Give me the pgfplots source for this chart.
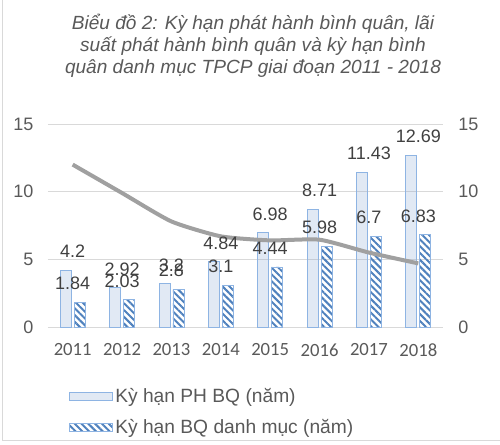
\documentclass[border=0pt]{standalone}
\usepackage{fontspec}
\setmainfont{Liberation Sans}
\newfontfamily\calibri{Carlito}
\usepackage{pgfplots}
\pgfplotsset{compat=1.18}
\usetikzlibrary{patterns.meta}
\definecolor{txt}{HTML}{595959}
\definecolor{lbl}{HTML}{404040}
\definecolor{barline}{HTML}{8EB4E3}
\definecolor{hatch}{HTML}{4F81BD}
\definecolor{dotc}{HTML}{7F9FCF}
\definecolor{linec}{HTML}{A0A0A0}
\definecolor{gridc}{HTML}{D9D9D9}
\pgfplotsset{rectlegend/.style={legend image code/.code={\draw[##1] (0pt,-3pt) rectangle (32pt,3pt);}}}
\begin{document}
\begin{tikzpicture}
\useasboundingbox (0,0) rectangle (375pt,333pt);
\draw[gridc, line width=0.75pt] (1.5pt,333pt) -- (1.5pt,3pt) -- (375pt,3pt);
\node[font=\fontsize{14.3}{16.5}\selectfont\itshape, text=txt, align=center] at (189.75pt,299pt)
 {Biểu đồ 2: Kỳ hạn phát hành bình quân, lãi\\suất phát hành bình quân và kỳ hạn bình\\quân danh mục TPCP giai đoạn 2011 - 2018};
\coordinate (axo) at (36pt,87.75pt);
\begin{axis}[
 at={(axo)}, anchor=south west,
 width=296.25pt, height=152.25pt, scale only axis,
 xmin=-0.5, xmax=7.5, ymin=0, ymax=15,
 ytick={0,5,10,15}, xtick={0,...,7},
 xticklabels={2011,2012,2013,2014,2015,2016,2017,2018},
 axis line style={draw=none}, major tick length=0pt,
 ymajorgrids, grid style={gridc, line width=0.75pt},
 tick label style={text=txt},
 yticklabel style={font=\fontsize{13.5}{14}\selectfont, xshift=-7.5pt},
 xticklabel style={font=\calibri\fontsize{14}{15}\selectfont, yshift=-9pt},
 /pgf/number format/assume math mode=true,
 legend style={at={(0.053,-0.29)}, anchor=north west, draw=none, fill=none,
   inner sep=0pt, row sep=6.5pt, font=\fontsize{14.4}{16}\selectfont, text=txt,
   cells={anchor=west}},
 legend cell align=left,
]
\addplot[ybar, bar width=8.25pt, bar shift=-5.25pt, draw=barline, line width=0.6pt,
  pattern={Dots[distance=1.5pt, radius=0.42pt]}, pattern color=dotc,
  nodes near coords, nodes near coords style={font=\fontsize{13.5}{14}\selectfont, text=lbl, yshift=5.5pt},
  rectlegend]
 coordinates {(0,4.2) (1,2.92) (2,3.2) (3,4.84) (4,6.98) (5,8.71) (6,11.43) (7,12.69)};
\addlegendentry{Kỳ hạn PH BQ (năm)}
\addplot[ybar, bar width=8.25pt, bar shift=5.25pt, draw=barline, line width=0.6pt,
  pattern={Lines[angle=-45, distance=3.6pt, line width=1.5pt]}, pattern color=hatch,
  nodes near coords, nodes near coords style={font=\fontsize{13.5}{14}\selectfont, text=lbl, yshift=5.5pt},
  rectlegend]
 coordinates {(0,1.84) (1,2.03) (2,2.8) (3,3.1) (4,4.44) (5,5.98) (6,6.7) (7,6.83)};
\addlegendentry{Kỳ hạn BQ danh mục (năm)}
\addplot[smooth, tension=0.35, draw=linec, line width=3pt, forget plot]
 coordinates {(0,12.0) (1,9.9) (2,7.8) (3,6.7) (4,6.4) (5,6.45) (6,5.5) (7,4.7)};
\end{axis}
\begin{axis}[
 at={(axo)}, anchor=south west,
 width=296.25pt, height=152.25pt, scale only axis,
 xmin=-0.5, xmax=7.5, ymin=0, ymax=15,
 ytick={0,5,10,15}, xtick=\empty,
 axis line style={draw=none}, major tick length=0pt,
 yticklabel pos=right,
 tick label style={text=txt},
 yticklabel style={font=\fontsize{13.5}{14}\selectfont, xshift=8pt},
 /pgf/number format/assume math mode=true,
]
\addplot[draw=none] coordinates {(0,0)};
\end{axis}
\end{tikzpicture}
\end{document}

·····

Quote each line of the listing exactly, but leave the pictures out.

# [FULL RESPONSE]
Give me the pgfplots source for this chart.
\documentclass[border=0pt]{standalone}
\usepackage{fontspec}
\setmainfont{Liberation Sans}
\newfontfamily\calibri{Carlito}
\usepackage{pgfplots}
\pgfplotsset{compat=1.18}
\usetikzlibrary{patterns.meta}
\definecolor{txt}{HTML}{595959}
\definecolor{lbl}{HTML}{404040}
\definecolor{barline}{HTML}{8EB4E3}
\definecolor{hatch}{HTML}{4F81BD}
\definecolor{dotc}{HTML}{7F9FCF}
\definecolor{linec}{HTML}{A0A0A0}
\definecolor{gridc}{HTML}{D9D9D9}
\pgfplotsset{rectlegend/.style={legend image code/.code={\draw[##1] (0pt,-3pt) rectangle (32pt,3pt);}}}
\begin{document}
\begin{tikzpicture}
\useasboundingbox (0,0) rectangle (375pt,333pt);
\draw[gridc, line width=0.75pt] (1.5pt,333pt) -- (1.5pt,3pt) -- (375pt,3pt);
\node[font=\fontsize{14.3}{16.5}\selectfont\itshape, text=txt, align=center] at (189.75pt,299pt)
 {Biểu đồ 2: Kỳ hạn phát hành bình quân, lãi\\suất phát hành bình quân và kỳ hạn bình\\quân danh mục TPCP giai đoạn 2011 - 2018};
\coordinate (axo) at (36pt,87.75pt);
\begin{axis}[
 at={(axo)}, anchor=south west,
 width=296.25pt, height=152.25pt, scale only axis,
 xmin=-0.5, xmax=7.5, ymin=0, ymax=15,
 ytick={0,5,10,15}, xtick={0,...,7},
 xticklabels={2011,2012,2013,2014,2015,2016,2017,2018},
 axis line style={draw=none}, major tick length=0pt,
 ymajorgrids, grid style={gridc, line width=0.75pt},
 tick label style={text=txt},
 yticklabel style={font=\fontsize{13.5}{14}\selectfont, xshift=-7.5pt},
 xticklabel style={font=\calibri\fontsize{14}{15}\selectfont, yshift=-9pt},
 /pgf/number format/assume math mode=true,
 legend style={at={(0.053,-0.29)}, anchor=north west, draw=none, fill=none,
   inner sep=0pt, row sep=6.5pt, font=\fontsize{14.4}{16}\selectfont, text=txt,
   cells={anchor=west}},
 legend cell align=left,
]
\addplot[ybar, bar width=8.25pt, bar shift=-5.25pt, draw=barline, line width=0.6pt,
  pattern={Dots[distance=1.5pt, radius=0.42pt]}, pattern color=dotc,
  nodes near coords, nodes near coords style={font=\fontsize{13.5}{14}\selectfont, text=lbl, yshift=5.5pt},
  rectlegend]
 coordinates {(0,4.2) (1,2.92) (2,3.2) (3,4.84) (4,6.98) (5,8.71) (6,11.43) (7,12.69)};
\addlegendentry{Kỳ hạn PH BQ (năm)}
\addplot[ybar, bar width=8.25pt, bar shift=5.25pt, draw=barline, line width=0.6pt,
  pattern={Lines[angle=-45, distance=3.6pt, line width=1.5pt]}, pattern color=hatch,
  nodes near coords, nodes near coords style={font=\fontsize{13.5}{14}\selectfont, text=lbl, yshift=5.5pt},
  rectlegend]
 coordinates {(0,1.84) (1,2.03) (2,2.8) (3,3.1) (4,4.44) (5,5.98) (6,6.7) (7,6.83)};
\addlegendentry{Kỳ hạn BQ danh mục (năm)}
\addplot[smooth, tension=0.35, draw=linec, line width=3pt, forget plot]
 coordinates {(0,12.0) (1,9.9) (2,7.8) (3,6.7) (4,6.4) (5,6.45) (6,5.5) (7,4.7)};
\end{axis}
\begin{axis}[
 at={(axo)}, anchor=south west,
 width=296.25pt, height=152.25pt, scale only axis,
 xmin=-0.5, xmax=7.5, ymin=0, ymax=15,
 ytick={0,5,10,15}, xtick=\empty,
 axis line style={draw=none}, major tick length=0pt,
 yticklabel pos=right,
 tick label style={text=txt},
 yticklabel style={font=\fontsize{13.5}{14}\selectfont, xshift=8pt},
 /pgf/number format/assume math mode=true,
]
\addplot[draw=none] coordinates {(0,0)};
\end{axis}
\end{tikzpicture}
\end{document}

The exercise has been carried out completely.